Thursday, May 26, 2011

Research Brief: Why Rescue Breathing is Still Important for Opioid Overdose Response

By Sharon Stancliff, MD, Medical Director, Harm Reduction Coalition

The American Heart Association now promotes “hands only CPR” for sudden cardiac arrest, leading to some confusion about how best to administer first aid in opioid overdose situations. Some studies have found that in sudden cardiac arrest, chest compressions alone are equal to or perhaps better than compressions combined with rescue breathing.

A new research brief by the Harm Reduction Coalition finds that this advice does not apply to cases of asphyxiation such as opioid overdose or drowning. A couple studies actually find worse outcomes when “hands only CPR” is used in these settings.

The take-home message? Rescue breathing remains vital in opioid overdose situations.

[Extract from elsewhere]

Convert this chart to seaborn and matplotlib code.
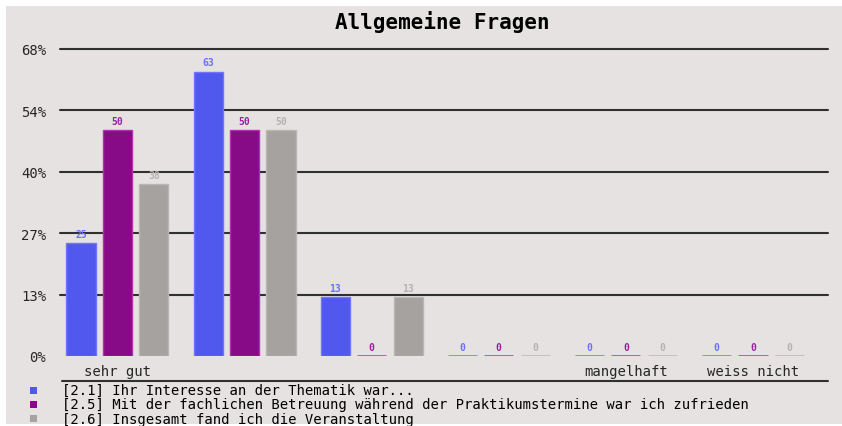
import pandas as pd
import matplotlib
matplotlib.use("Agg")
import matplotlib.pyplot as plt
import seaborn as sns
from matplotlib.patches import Rectangle
from matplotlib.lines import Line2D

# data
categories = ["sehr gut", "gut", "befriedigend", "ausreichend", "mangelhaft", "weiss nicht"]
tick_labels = ["sehr gut", "", "", "", "mangelhaft", "weiss nicht"]
series_names = [
    "[2.1] Ihr Interesse an der Thematik war...",
    "[2.5] Mit der fachlichen Betreuung während der Praktikumstermine war ich zufrieden",
    "[2.6] Insgesamt fand ich die Veranstaltung",
]
interesse = [25, 63, 13, 0, 0, 0]
betreuung = [50, 50, 0, 0, 0, 0]
insgesamt = [38, 50, 13, 0, 0, 0]
y_ticks = [0, 13.6, 27.2, 40.8, 54.4, 68]

bar_colors = ["#5058ee", "#870a87", "#a6a2a0"]
edge_colors = ["#7074ff", "#b030b0", "#bab6b4"]
label_colors = ["#6c70ff", "#a0209c", "#b6b2b0"]
bg = "#e6e2e2"

rows = []
for name, vals in zip(series_names, [interesse, betreuung, insgesamt]):
    for cat, v in zip(categories, vals):
        rows.append({"Kategorie": cat, "Prozent": v, "Frage": name})
df = pd.DataFrame(rows)

sns.set_style("white")
plt.rcParams["font.family"] = ["DejaVu Sans Mono", "DejaVu Sans"]

W, H = 842, 427
fig = plt.figure(figsize=(W / 100, H / 100), dpi=100)
fig.patch.set_facecolor("white")
fig.add_artist(Rectangle((6 / W, 1 - 425 / H), (W - 6) / W, (425 - 7) / H,
                         transform=fig.transFigure, facecolor=bg, edgecolor="none", zorder=-10))

ax = fig.add_axes([60 / W, 1 - 357 / H, (828 - 60) / W, (357 - 50) / H])
ax.set_facecolor("none")

sns.barplot(data=df, x="Kategorie", y="Prozent", hue="Frage", order=categories,
            hue_order=series_names, palette=bar_colors, saturation=1, width=0.86, gap=0.2,
            legend=False, ax=ax, zorder=3)

for cont, ec, lc, vals in zip(ax.containers, edge_colors, label_colors,
                              [interesse, betreuung, insgesamt]):
    for p, v in zip(cont.patches, vals):
        p.set_edgecolor(ec)
        p.set_linewidth(1.8 if v == 0 else 1.0)
    ax.bar_label(cont, labels=[str(v) for v in vals], padding=3, color=lc,
                 fontsize=7, fontweight="bold")

ax.set_ylim(0, 68)
ax.set_xlim(-0.452, 5.59)
ax.set_yticks(y_ticks)
ax.set_yticklabels([f"{int(t)}%" for t in y_ticks], fontsize=10)
ax.set_xticks(range(len(categories)))
ax.set_xticklabels(tick_labels, fontsize=10)
ax.tick_params(axis="both", length=0)
ax.tick_params(axis="y", pad=10)
ax.tick_params(axis="x", pad=6)
ax.set_xlabel("")
ax.set_ylabel("")
ax.set_axisbelow(True)
ax.yaxis.grid(True, color="#303030", linewidth=1.5)
for g in ax.yaxis.get_gridlines():
    g.set_clip_on(False)
ax.yaxis.get_gridlines()[0].set_visible(False)
for s in ax.spines.values():
    s.set_visible(False)

fig.text(442 / W, 1 - 22 / H, "Allgemeine Fragen", ha="center", va="center",
         fontsize=15, fontweight="bold", color="black")

# separator line above the legend
fig.add_artist(Line2D([62 / W, 828 / W], [1 - 382 / H] * 2, color="#303030",
                      linewidth=1.5, transform=fig.transFigure))

# legend rows
for i, (name, c) in enumerate(zip(series_names, bar_colors)):
    y = 1 - (391 + i * 14.3) / H
    fig.add_artist(Rectangle((30 / W, y - 3.5 / H), 7 / W, 7 / H,
                             transform=fig.transFigure, facecolor=c, edgecolor="none"))
    fig.text(62 / W, y, name, ha="left", va="center", fontsize=10, color="black")

fig.savefig("out.png", dpi=100, facecolor="white")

By the time the victim is unconscious, the oxygen in the blood has been depleted, which means that replenishing oxygen is key.

For more information see the Harm Reduction Coalition alert.

Please circulate this alert widely!

Please share your comments and ideas on how to get the word out.

1 comment:

  1. brilliant information, sharon, thank you! as usual, you and HRC are ahead of the wave on critical information for people who use drugs. we just had a national OD TOT in thailand and this issue came up. people will be very happy to have your information, i am excited to convey it to them. thank you!